Measuring counterparty risk exposures in the CDS market
13 December 2010
(Extract from page 61 of BIS Quarterly Review, December 2010)
The notional amount of a CDS is the principal amount of debt "insured" by the contract. This is the maximum amount that a seller of protection might have to pay to the buyer. Such an obligation would arise if the entity referenced in the contract defaulted and the recovery rate on its debt was zero. Notional amounts therefore reflect the maximum potential future counterparty exposure of the protection buyer to the protection seller.
The market value of a CDS records the cost of replacing the contract with an equivalent newcontract at current market prices. As such, it provides an indication of current counterparty exposure. Market values are typically much smaller than notional amounts. This is because they reflect the difference between the present values of anticipated future premiums and defaultlinked payments, and the likelihood of default-linked payments is often small.

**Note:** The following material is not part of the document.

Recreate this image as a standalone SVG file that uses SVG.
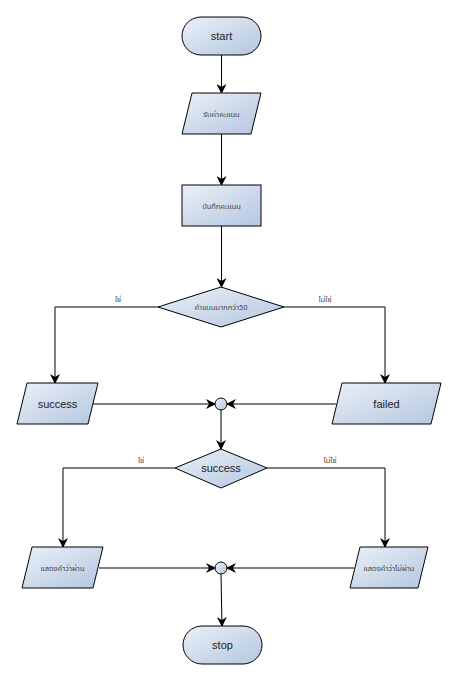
<svg xmlns="http://www.w3.org/2000/svg" width="457" height="680" viewBox="0 0 457 680">
<defs>
<linearGradient id="g" x1="0" y1="0" x2="1" y2="1">
<stop offset="0" stop-color="#eaf0f8"/>
<stop offset="1" stop-color="#b4c6e0"/>
</linearGradient>
<marker id="a" markerWidth="10" markerHeight="10" refX="9" refY="5" orient="auto" markerUnits="userSpaceOnUse">
<path d="M0,0 L10,5 L0,10 L3,5 z" fill="#000"/>
</marker>
<style>
.s{fill:url(#g);stroke:#000;stroke-width:1}
.c{fill:none;stroke:#000;stroke-width:1}
.t{font-family:"Liberation Sans",Arial,sans-serif;font-size:11px;fill:#222;text-anchor:middle;dominant-baseline:central}
.th{font-family:"Noto Sans","Noto Sans Thai","DejaVu Sans",sans-serif;font-size:7.5px;fill:#444;text-anchor:middle;dominant-baseline:central}
.l{font-family:"Noto Sans","Noto Sans Thai","DejaVu Sans",sans-serif;font-size:7.5px;fill:#444;text-anchor:middle;dominant-baseline:central}
</style>
</defs>
<rect width="457" height="680" fill="#fff"/>
<g id="connectors">
<path class="c" d="M221.5,55 V93" marker-end="url(#a)"/>
<path class="c" d="M221.5,134 V185" marker-end="url(#a)"/>
<path class="c" d="M221.5,226 V287" marker-end="url(#a)"/>
<path class="c" d="M158,307 H55 V383" marker-end="url(#a)"/>
<path class="c" d="M284,307 H385 V383" marker-end="url(#a)"/>
<path class="c" d="M93,404 H215" marker-end="url(#a)"/>
<path class="c" d="M336,404 H227" marker-end="url(#a)"/>
<path class="c" d="M221,410 V449" marker-end="url(#a)"/>
<path class="c" d="M175,468 H63 V547" marker-end="url(#a)"/>
<path class="c" d="M267,468 H385 V547" marker-end="url(#a)"/>
<path class="c" d="M99,568 H215" marker-end="url(#a)"/>
<path class="c" d="M354,568 H227" marker-end="url(#a)"/>
<path class="c" d="M221,574 L222,626" marker-end="url(#a)"/>
<text class="l" x="118" y="299">ใช่</text>
<text class="l" x="325" y="299">ไม่ใช่</text>
<text class="l" x="141" y="460">ใช่</text>
<text class="l" x="330" y="460">ไม่ใช่</text>
</g>
<g id="start">
<rect class="s" x="182" y="17" width="79" height="38" rx="19" ry="19"/>
<text class="t" x="221.5" y="36">start</text>
</g>
<g id="input">
<polygon class="s" points="192,93 261,93 251,134 182,134"/>
<text class="th" x="221.5" y="113.5">รับค่าคะแนน</text>
</g>
<g id="save">
<rect class="s" x="182" y="185" width="79" height="41"/>
<text class="th" x="221.5" y="205.5">บันทึกคะแนน</text>
</g>
<g id="decision1">
<polygon class="s" points="221,287 284,307 221,327 158,307"/>
<text class="th" x="221" y="307">คำแนนมากกว่า50</text>
</g>
<g id="success1">
<polygon class="s" points="27,383 98,383 88,424 17,424"/>
<text class="t" x="57.5" y="404">success</text>
</g>
<g id="failed">
<polygon class="s" points="342,383 441,383 431,424 332,424"/>
<text class="t" x="386.5" y="404">failed</text>
</g>
<g id="join1">
<circle class="s" cx="221" cy="404" r="6"/>
</g>
<g id="decision2">
<polygon class="s" points="221,449 267,468 221,488 175,468"/>
<text class="t" x="221" y="468">success</text>
</g>
<g id="pass">
<polygon class="s" points="32,547 103,547 93,588 22,588"/>
<text class="th" x="62.5" y="567.5">แสดงคำว่าผ่าน</text>
</g>
<g id="fail">
<polygon class="s" points="360,547 428,547 418,588 350,588"/>
<text class="th" x="389" y="567.5">แสดงคำว่าไม่ผ่าน</text>
</g>
<g id="join2">
<circle class="s" cx="221" cy="568" r="6"/>
</g>
<g id="stop">
<rect class="s" x="183" y="626" width="79" height="38" rx="19" ry="19"/>
<text class="t" x="222.5" y="645">stop</text>
</g>
</svg>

Neither notional amounts nor market values, however, are comprehensive measures of counterparty risk exposures, as they ignore netting arrangements and collateral. Most outstanding CDS contracts include "closeout netting" provisions, which have proved legally enforceable in the past. This means that current exposures can generally be netted in the event of a counterparty default. Since CDS market participants often hold with the same counterparty some contracts with positive market value and some contracts with negative market value, current counterparty exposures tend to be much lower than gross market values. Gross credit exposures, as reported in the BIS semiannual over-the-counter derivatives statistics, take this into account. They record the sum of market values of all outstanding contracts from the point of view of counterparties with positive market value, after allowing for legally enforceable netting. Credit exposures still overstate current counterparty risk exposures, however, as market participants with positive market value often demand collateral from their counterparties. This would offset losses should the counterparty default.